Noch vor kurzem wurde in der Erzabtei St. Ottilien jedes Jahr eine dreiviertel Million Liter Heizöl verbrannt. Heute setzen die Mönche bei der Energie- und Wärmeerzeugung auf nachwachsende Rohstoffe. Die neue Energiezentrale ist zeichenhafter Ausdruck dieses ökologischen und technologischen Modernisierungsprozesses, steht zugleich aber auch für eine architektonische Erneuerung.

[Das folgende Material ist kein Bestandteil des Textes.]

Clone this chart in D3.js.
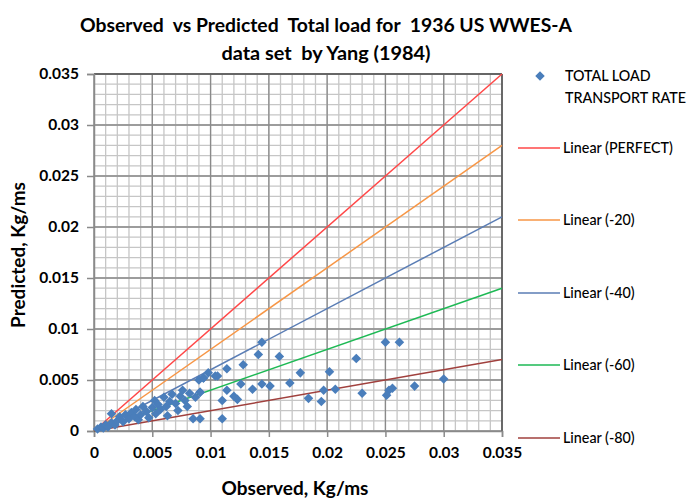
<!DOCTYPE html>
<html><head><meta charset="utf-8">
<script src="https://cdn.jsdelivr.net/npm/d3@7"></script>
<style>body{margin:0;background:#fff}svg{display:block}text{font-family:Lato,"Open Sans",sans-serif;white-space:pre}</style>
</head><body><svg id="c" width="691" height="500"></svg>
<script>
const titleLines = ["Observed  vs Predicted  Total load for  1936 US WWES-A", "data set  by Yang (1984)"];
const xTitle = "Observed, Kg/ms";
const yTitle = "Predicted, Kg/ms";
const tickLabels = ["0","0.005","0.01","0.015","0.02","0.025","0.03","0.035"];
const tickValues = [0,0.005,0.01,0.015,0.02,0.025,0.03,0.035];
const observed = [0.0003,0.0006,0.0008,0.001,0.0012,0.0015,0.0015,0.0018,0.002,0.0022,0.0025,0.0027,0.003,0.0032,0.0035,0.0036,0.0038,0.004,0.0042,0.0045,0.0047,0.005,0.0052,0.0053,0.0055,0.0057,0.006,0.0062,0.0063,0.0065,0.0067,0.007,0.0072,0.0074,0.0076,0.0078,0.008,0.0082,0.0085,0.0087,0.009,0.0091,0.0094,0.0091,
0.00938,0.0098,0.0104,0.0106,0.0114,0.0110,0.0110,0.0120,0.0123,0.0114,0.0126,0.0128,0.0136,0.0141,0.0144,0.0144,0.0151,0.0159,0.0168,0.0177,0.0184,0.0195,0.0197,0.0202,0.0207,0.0225,0.0230,0.0250,0.0253,0.0256,0.0251,0.0262,0.0275,0.0300,0.0091];
const predicted = [0.0002,0.0004,0.0003,0.0006,0.0004,0.0017,0.0008,0.0006,0.0010,0.0014,0.0009,0.0016,0.0012,0.0018,0.0014,0.0021,0.0011,0.0016,0.0024,0.0019,0.0013,0.0023,0.0030,0.0017,0.0026,0.0021,0.0033,0.0024,0.0015,0.0029,0.0036,0.0027,0.0020,0.0034,0.0040,0.0030,0.0024,0.0037,0.0012,0.0033,0.0050,0.0038,0.0052,0.0012,
0.0052,0.0057,0.0054,0.0054,0.0061,0.0030,0.0012,0.0034,0.0031,0.0040,0.0046,0.0065,0.0041,0.0075,0.0087,0.0046,0.0044,0.0073,0.0047,0.0057,0.0032,0.0029,0.0040,0.0058,0.0041,0.0071,0.0037,0.0087,0.0040,0.0042,0.0035,0.0087,0.0044,0.0051,0.0038];
const trendNames = ["Linear (PERFECT)","Linear (-20)","Linear (-40)","Linear (-60)","Linear (-80)"];
const trendSlopes = [1,0.8,0.6,0.4,0.2];
const seriesName = ["TOTAL LOAD","TRANSPORT RATE"];

const trendColors = ["#FF4747","#F79646","#5A7DB5","#1DB954","#A0403D"];
const pointColor = "#4A7EBB";

const svg = d3.select("#c");
const L=94, R=502, T=74, B=431;
const x = d3.scaleLinear().domain([0,0.035]).range([L,R]);
const y = d3.scaleLinear().domain([0,0.035]).range([B,T]);
const minor = d3.range(0,36).map(i=>i*0.001);

const g = svg.append("g");
g.selectAll(".vmin").data(minor).join("line").attr("x1",d=>x(d)).attr("x2",d=>x(d)).attr("y1",T).attr("y2",B).attr("stroke","#c6c6c6").attr("stroke-width",1.3);
g.selectAll(".hmin").data(minor).join("line").attr("y1",d=>y(d)).attr("y2",d=>y(d)).attr("x1",L).attr("x2",R).attr("stroke","#c6c6c6").attr("stroke-width",1.3);
g.selectAll(".vmaj").data(tickValues).join("line").attr("x1",d=>x(d)).attr("x2",d=>x(d)).attr("y1",T).attr("y2",B).attr("stroke","#8a8a8a").attr("stroke-width",1.3);
g.selectAll(".hmaj").data(tickValues).join("line").attr("y1",d=>y(d)).attr("y2",d=>y(d)).attr("x1",L).attr("x2",R).attr("stroke","#8a8a8a").attr("stroke-width",1.3);
svg.append("line").attr("x1",L).attr("x2",R).attr("y1",T).attr("y2",T).attr("stroke","#555").attr("stroke-width",1.5);
svg.append("line").attr("x1",R).attr("x2",R).attr("y1",T).attr("y2",B).attr("stroke","#555").attr("stroke-width",1.5);

const xAxis = d3.axisBottom(x).tickValues(tickValues).tickFormat((d,i)=>tickLabels[i]).tickSize(6).tickPadding(10);
const yAxis = d3.axisLeft(y).tickValues(tickValues).tickFormat((d,i)=>tickLabels[i]).tickSize(7).tickPadding(8);
const gx = svg.append("g").attr("transform",`translate(0,${B})`).call(xAxis);
const gy = svg.append("g").attr("transform",`translate(${L},0)`).call(yAxis);
[gx,gy].forEach(a=>{
  a.select(".domain").attr("stroke","#8a8a8a").attr("stroke-width",1.5);
  a.selectAll(".tick line").attr("stroke","#8a8a8a").attr("stroke-width",1.5);
  a.selectAll(".tick text").attr("font-family","Lato").attr("font-weight","bold").attr("font-size",15.5).attr("fill","#000");
});

svg.append("g").selectAll("line").data(trendSlopes).join("line")
 .attr("x1",x(0)).attr("y1",y(0)).attr("x2",x(0.035)).attr("y2",d=>y(0.035*d))
 .attr("stroke",(d,i)=>trendColors[i]).attr("stroke-width",1.5);

const diamond = d3.symbol().type(d3.symbolDiamond2).size(58);
svg.append("g").selectAll("path").data(observed).join("path")
 .attr("transform",(d,i)=>`translate(${x(d)},${y(predicted[i])})`)
 .attr("d",diamond).attr("fill",pointColor);

const titleWidths = [492, 209];
svg.append("g").selectAll("text").data(titleLines).join("text")
 .attr("x",326).attr("y",(d,i)=>32+i*28).attr("text-anchor","middle")
 .attr("textLength",(d,i)=>titleWidths[i]).attr("lengthAdjust","spacingAndGlyphs")
 .attr("font-weight","bold").attr("font-size",18.5).attr("fill","#000").text(d=>d);

svg.append("text").attr("x",295).attr("y",495).attr("text-anchor","middle").attr("font-weight","bold").attr("font-size",19).text(xTitle);
svg.append("text").attr("transform","translate(25,255) rotate(-90)").attr("text-anchor","middle").attr("font-weight","bold").attr("font-size",19).text(yTitle);

const lg = svg.append("g");
lg.append("path").attr("transform","translate(540,76)").attr("d",diamond).attr("fill",pointColor);
lg.selectAll(".sn").data(seriesName).join("text").attr("x",565).attr("y",(d,i)=>81+i*22).attr("font-size",14.3).attr("font-weight",500).attr("fill","#000").text(d=>d);
const ly = [148,220,293,365,438];
trendNames.forEach((n,i)=>{
  lg.append("line").attr("x1",518).attr("x2",560).attr("y1",ly[i]).attr("y2",ly[i]).attr("stroke",trendColors[i]).attr("stroke-width",1.5);
  lg.append("text").attr("x",563).attr("y",ly[i]+5).attr("font-size",14.3).attr("font-weight",500).attr("fill","#000").text(n);
});
</script></body></html>
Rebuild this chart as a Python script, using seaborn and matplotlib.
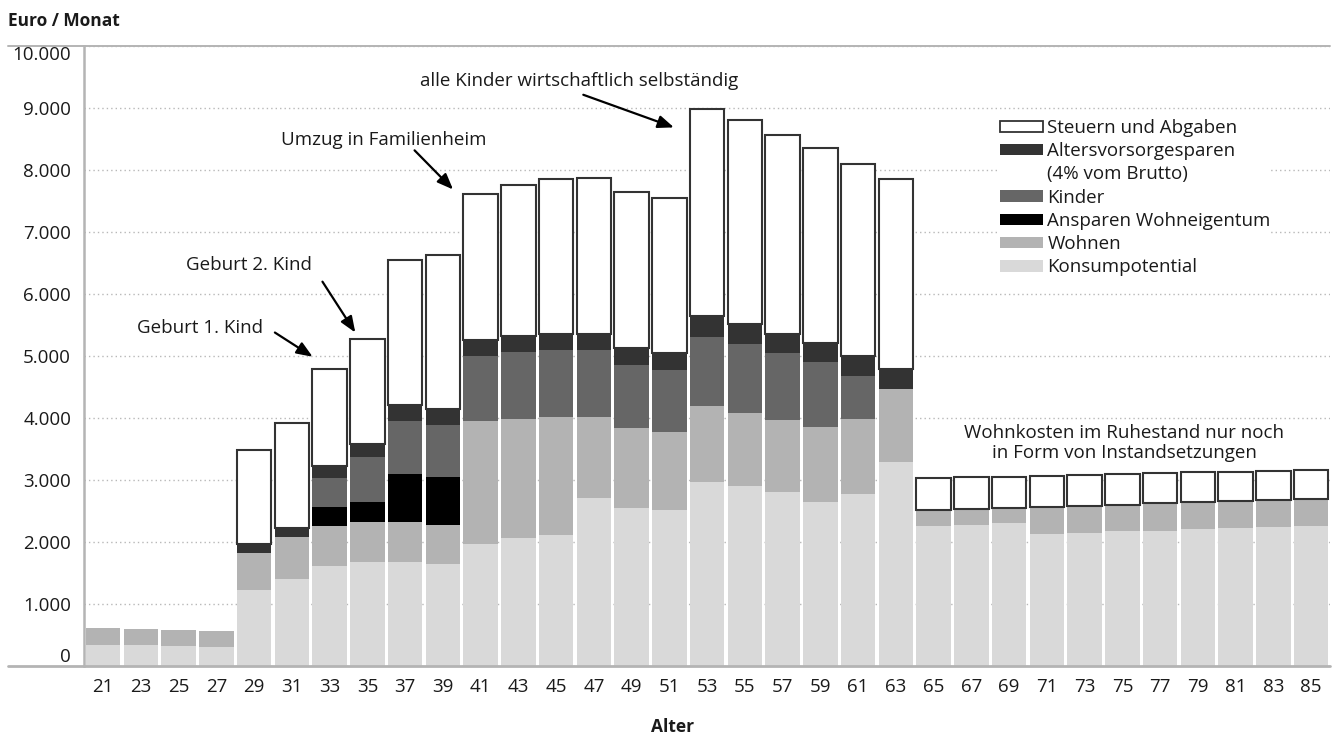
import numpy as np
import pandas as pd
import matplotlib
matplotlib.use("Agg")
import matplotlib.pyplot as plt
from matplotlib.patches import Patch
from matplotlib.lines import Line2D
import seaborn as sns

# Monthly budget by age (Euro / month), stacked from bottom to top
ages = list(range(21, 86, 2))
konsumpotential = [340, 340, 320, 305, 1230, 1400, 1610, 1670, 1670, 1650,
                   1965, 2060, 2110, 2710, 2550, 2515, 2965, 2895, 2800, 2650, 2780, 3290,
                   2255, 2270, 2300, 2130, 2145, 2170, 2170, 2205, 2220, 2235, 2255]
wohnen = [270, 255, 260, 260, 590, 675, 640, 645, 645, 630,
          1980, 1930, 1910, 1310, 1280, 1250, 1225, 1190, 1170, 1205, 1205, 1180,
          265, 260, 245, 440, 440, 430, 455, 445, 445, 445, 435]
ansparen = [0, 0, 0, 0, 0, 0, 320, 335, 785, 765,
            0, 0, 0, 0, 0, 0, 0, 0, 0, 0, 0, 0,
            0, 0, 0, 0, 0, 0, 0, 0, 0, 0, 0]
kinder = [0, 0, 0, 0, 0, 0, 455, 725, 855, 840,
          1055, 1075, 1075, 1075, 1030, 1010, 1115, 1105, 1075, 1045, 690, 0,
          0, 0, 0, 0, 0, 0, 0, 0, 0, 0, 0]
altersvorsorge = [0, 0, 0, 0, 145, 155, 195, 200, 250, 255,
                  250, 255, 260, 260, 265, 265, 335, 325, 315, 315, 325, 320,
                  0, 0, 0, 0, 0, 0, 0, 0, 0, 0, 0]
steuern = [0, 0, 0, 0, 1520, 1680, 1575, 1700, 2335, 2490,
           2365, 2435, 2490, 2505, 2515, 2500, 3340, 3285, 3205, 3135, 3090, 3060,
           510, 510, 505, 500, 495, 495, 485, 475, 470, 470, 470]

yticks = [0, 1000, 2000, 3000, 4000, 5000, 6000, 7000, 8000, 9000, 10000]
ytick_labels = ["0", "1.000", "2.000", "3.000", "4.000", "5.000",
                "6.000", "7.000", "8.000", "9.000", "10.000"]

sns.set_style("white")
plt.rcParams["font.family"] = ["Open Sans", "DejaVu Sans"]
FS = 13.5
TXT = "#1a1a1a"
AXIS_GREY = "#b4b4b4"

W, H = 1335, 734
fig = plt.figure(figsize=(W / 100, H / 100), dpi=100)
x0, x1, y_top, y_bot = 83.5, 1330, 45.7, 666
ax = fig.add_axes([x0 / W, 1 - y_bot / H, (x1 - x0) / W, (y_bot - y_top) / H])

labels = [str(a) for a in ages]
df = pd.DataFrame({
    "Alter": labels,
    "Konsumpotential": konsumpotential,
    "Wohnen": wohnen,
    "Ansparen Wohneigentum": ansparen,
    "Kinder": kinder,
    "Altersvorsorgesparen": altersvorsorge,
    "Steuern und Abgaben": steuern,
})

layers = [
    ("Konsumpotential", "#d9d9d9"),
    ("Wohnen", "#b3b3b3"),
    ("Ansparen Wohneigentum", "#000000"),
    ("Kinder", "#666666"),
    ("Altersvorsorgesparen", "#333333"),
    ("Steuern und Abgaben", "#ffffff"),
]

bottom = np.zeros(len(df))
for name, col in layers:
    n_before = len(ax.patches)
    outlined = name == "Steuern und Abgaben"
    sns.barplot(data=df, x="Alter", y=name, order=labels, color=col,
                saturation=1, width=0.92, errorbar=None, ax=ax,
                bottom=bottom.copy(),
                edgecolor="#333333" if outlined else "none",
                linewidth=1.5 if outlined else 0, zorder=2)
    for p in ax.patches[n_before:]:
        if p.get_height() == 0:
            p.set_visible(False)
    bottom += df[name].to_numpy(dtype=float)

ax.set_xlim(-0.52, 32.5)
ax.set_ylim(0, 10000)
ax.set_xlabel("")
ax.set_ylabel("")

ax.set_yticks(yticks, ytick_labels)
ax.tick_params(axis="y", length=0, pad=9, labelsize=FS, labelcolor=TXT)
ax.tick_params(axis="x", length=0, pad=9, labelsize=FS, labelcolor=TXT)
ylabs = ax.get_yticklabels()
ylabs[0].set_va("bottom")
ylabs[-1].set_va("top")

ax.set_axisbelow(True)
ax.yaxis.grid(True, color="#b8b8b8", linestyle=(0, (1, 2.2)), linewidth=1.0)
ax.xaxis.grid(False)

for s in ("top", "right", "bottom"):
    ax.spines[s].set_visible(False)
ax.spines["left"].set_color(AXIS_GREY)
ax.spines["left"].set_linewidth(1.8)

# frame lines across the full width (also under the tick labels)
xl = (8 - x0) / (x1 - x0)
ax.add_line(Line2D([xl, 1.0], [1.0, 1.0], transform=ax.transAxes, color=AXIS_GREY,
                   lw=1.4, clip_on=False, zorder=4))
ax.add_line(Line2D([xl, 1.0], [0.0, 0.0], transform=ax.transAxes, color=AXIS_GREY,
                   lw=2.0, clip_on=False, zorder=4))

# titles of the axes
fig.text(8 / W, 1 - 26.5 / H, "Euro / Monat", ha="left", va="baseline",
         fontsize=12.5, fontweight="bold", color=TXT)
fig.text(672.5 / W, 1 - 732 / H, "Alter", ha="center", va="baseline",
         fontsize=12.5, fontweight="bold", color=TXT)

# annotations with arrows
arrow_kw = dict(arrowstyle="-|>,head_length=0.8,head_width=0.32", color="black",
                lw=1.6, shrinkA=0, shrinkB=0, mutation_scale=12)
notes = [
    ("Geburt 1. Kind", (2.56, 5451), (4.55, 5376), (5.55, 4985)),
    ("Geburt 2. Kind", (3.85, 6459), (5.81, 6196), (6.68, 5376)),
    ("Umzug in Familienheim", (7.43, 8474), (8.25, 8313), (9.27, 7682)),
    ("alle Kinder wirtschaftlich selbständig", (12.62, 9423), (12.72, 9209), (15.12, 8683)),
]
for text, pos, tail, head in notes:
    ax.text(pos[0], pos[1], text, ha="center", va="center", fontsize=FS, color=TXT, zorder=5)
    ax.annotate("", xy=head, xytext=tail, arrowprops=arrow_kw, zorder=5)

ax.text(27.05, 3594, "Wohnkosten im Ruhestand nur noch\nin Form von Instandsetzungen",
        ha="center", va="center", fontsize=FS, color=TXT, linespacing=1.15, zorder=5)

# legend
handles = [
    Patch(facecolor="white", edgecolor="#333333", linewidth=1.3, label="Steuern und Abgaben"),
    Patch(facecolor="#333333", edgecolor="none", label="Altersvorsorgesparen"),
    Patch(facecolor="none", edgecolor="none", label="(4% vom Brutto)"),
    Patch(facecolor="#666666", edgecolor="none", label="Kinder"),
    Patch(facecolor="#000000", edgecolor="none", label="Ansparen Wohneigentum"),
    Patch(facecolor="#b3b3b3", edgecolor="none", label="Wohnen"),
    Patch(facecolor="#d9d9d9", edgecolor="none", label="Konsumpotential"),
]
leg = fig.legend(handles=handles, loc="upper left",
                 bbox_to_anchor=(1000 / W, 1 - 119 / H), bbox_transform=fig.transFigure,
                 frameon=True, facecolor="white", edgecolor="none", framealpha=1,
                 fancybox=False, borderpad=0, borderaxespad=0,
                 handlelength=2.3, handleheight=0.55, handletextpad=0.22,
                 labelspacing=0.28, fontsize=FS, labelcolor=TXT)

fig.savefig("out.png", dpi=100)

    • Architekten: Atelier Lüps, Günter Schmitt-Bossle
      Tragwerksplanung: Udo Heinrich

  • Kritik: Roland Pawlitschko
    Fotos: Florian Freund, Thomas Huber
Abseits der Hauptverkehrsstraßen liegt die Erzabtei St. Ottilien in der sanft hügeligen Wald- und Wiesenlandschaft zwischen Fürstenfeldbruck und Landsberg. Doch es geht dort weitaus weniger beschaulich zu als diese Ortsbeschreibung zunächst vermuten lässt. Dafür sorgen rund 100 Mönche, 750 Schüler eines kirchlichen Gymnasiums, ein Gästehaus mit 120 Betten, ein Restaurant, ein Biergarten, zahlreiche Werkstätten, ein Verlag, zwei Museen und nicht zuletzt die großen Anlagen der Land- und Viehwirtschaft. Anders als das nur 30 km entfernte Kloster Andechs steht das Stammhaus der weltweit tätigen Missionsbenediktiner von St. Ottilien jedoch weniger für eine oberbayerische Bilderbuchidylle als vielmehr für einen ganz im Zeichen des Leitspruchs »ora et labora« stehenden Kloster- und Wirtschaftsbetrieb. So verfügt das 1887 gegründete Kloster zwar über einen kompakten baulichen Kern aus Kirche und nichtöffentlichen Klostergebäuden, der Rest allerdings besteht aus eher unprätentiösen und ungleichmäßig auf dem Gelände verteilten Zweckbauten.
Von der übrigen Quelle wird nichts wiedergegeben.